Comment Regarding Step 510a:
Although the degree to which randomized amplitude shifts are added
may be controlled by the Decorrelation Scale Factor, it is believed
that a particular scale factor value should cause less amplitude
shift than the corresponding randomized phase shift resulting from
the same scale factor value in order to avoid audible
artifacts.
Step 511. Upmix. a. For each bin of each output channel, construct
a complex upmix scale factor from the amplitude of decoder Step 508
and the bin angle of decoder Step 507: (amplitude*(cos(angle)+j
sin(angle)). b. For each output channel, multiply the complex bin
value and the complex upmix scale factor to produce the upmixed
complex output bin value of each bin of the channel.
Step 512. Perform Inverse DFT (Optional).
Optionally, perform an inverse DFT transform on the bins of each
output channel to yield multichannel output PCM values. As is well
known, in connection with such an inverse DFT transformation, the
individual blocks of time samples are windowed, and adjacent blocks
are overlapped and added together in order to reconstruct the final
continuous time output PCM audio signal.
Comments Regarding Step 512:
A decoder according to the present invention may not provide PCM
outputs. In the case where the decoder process is employed only
above a given coupling frequency, and discrete MDCT coefficients
are sent for each channel below that frequency, it may be desirable
to convert the DFT coefficients derived by the decoder upmixing
Steps 511a and 511b to MDCT coefficients, so that they can be
combined with the lower frequency discrete MDCT coefficients and
requantized in order to provide, for example, a bitstream
compatible with an encoding system that has a large number of
installed users, such as a standard AC-3 SP/DIF bitstream for
application to an external device where an inverse transform may be
performed. An inverse DFT transform may be applied to ones of the
output channels to provide PCM outputs.
Section 8.2.2 of the A/52A Document
With Sensitivity Factor "F" Added
8.2.2. Transient Detection
Transients are detected in the full-bandwidth channels in order to
decide when to switch to short length audio blocks to improve
pre-echo performance. High-pass filtered versions of the signals
are examined for an increase in energy from one sub-block
time-segment to the next. Sub-blocks are examined at different time
scales. If a transient is detected in the second half of an audio
block in a channel that channel switches to a short block. A
channel that is block-switched uses the D45 exponent strategy
[i.e., the data has a coarser frequency resolution in order to
reduce the data overhead resulting from the increase in temporal
resolution].
The transient detector is used to determine when to switch from a
long transform block (length 512), to the short block (length 256).

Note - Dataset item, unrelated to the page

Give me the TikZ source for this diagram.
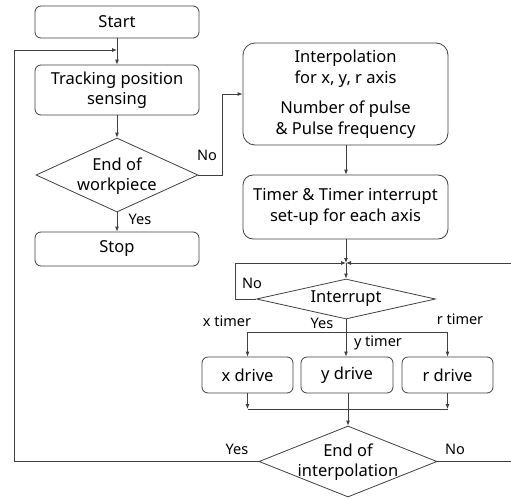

It operates on 512 samples for every audio block. This is done in
two passes, with each pass processing 256 samples. Transient
detection is broken down into four steps: 1) high-pass filtering,
2) segmentation of the block into submultiples, 3) peak amplitude
detection within each sub-block segment, and 4) threshold
comparison. The transient detector outputs a flag blksw[n] for each
full-bandwidth channel, which when set to "one" indicates the
presence of a transient in the second half of the 512 length input
block for the corresponding channel. 1) High-pass filtering: The
high-pass filter is implemented as a cascaded biquad direct form II
IIR filter with a cutoff of 8 kHz. 2) Block Segmentation: The block
of 256 high-pass filtered samples are segmented into a hierarchical
tree of levels in which level 1 represents the 256 length block,
level 2 is two segments of length 128, and level 3 is four segments
of length 64. 3) Peak Detection: The sample with the largest
magnitude is identified for each segment on every level of the
hierarchical tree. The peaks for a single level are found as
follows: P[j][k]=max(x(n)) for
n=(512.times.(k-1)/2^j),(512.times.(k-1)/2^j)+1, . . .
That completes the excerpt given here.